We of the Occident are about to arrive at a crossroads that was reached by the thinkers of India some seven hundred years before Christ. This is the real reason why we become both vexed and stimulated, uneasy yet interested, when confronted with the concepts and images of Oriental wisdom. This crossing is one to which the people of all civilizations come in the typical course of the development of their capacity and requirement for religious experience, and India’s teachings force us to realize what its problems are. But we cannot take over the Indian solutions. We must enter the new period our own way and solve its questions for ourselves, because though truth, the radiance of reality, is universally one and the same, it is mirrored variously according to the mediums in which it is reflected.

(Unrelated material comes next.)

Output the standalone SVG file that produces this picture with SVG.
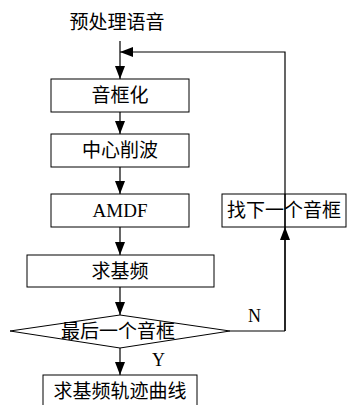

Truth appears differently in different lands and ages according to the living materials out of which its symbols are hewn.

I couldn’t agree more.

While  Western evangelist Krishna devotees,Vedic Scholars,Tantriks and Vedantists, abound today- I feel that the Western mind  deems it to be a prerequisite, to surrender the Constructive creativity that sets it apart from more static and  rigid  systems having deep seated  archetypal structures that still determine personal and transpersonal evolution of the psyche – to attain Eastern Spiritual Wisdom

The dynamic analytical and assimiliative nature of the Western intellect is very essential to integrate all schools of thought and provide a wider and multihued psychic material  to explore  and evolve, for  future generations

. But there are few examples like the exploration of the idea of Non Dualism, Ken Wilbers concept of evolution at a  personal  and civilisational  level in Integral theory, aas well as Eckhart Tolle.. They bring in refreshing new ideas.  And at the same time allow  space and horizons for the mind to extend  – and to finally surpass these ideas in one’s personal journey

I also believe that Joseph Campbell was too obsessed with the Hero’s journey to give due diligence to the phase after the Return of Hero. In Indian mythology it is replete with sorrow and disaster. Whereas the Buddhists perceive the Boddhisatva who has attained Nirvana but returns to help humanity out of endless compassion. They more often than not – eventually became objects of deification. Christ is indeed a hero who returned to transform a civilisation and is often revered and worshipped for sacrificing his flesh  than than pursuing his  Dharma. Could anyone point me to any of  Joe’s books, touching on this subject?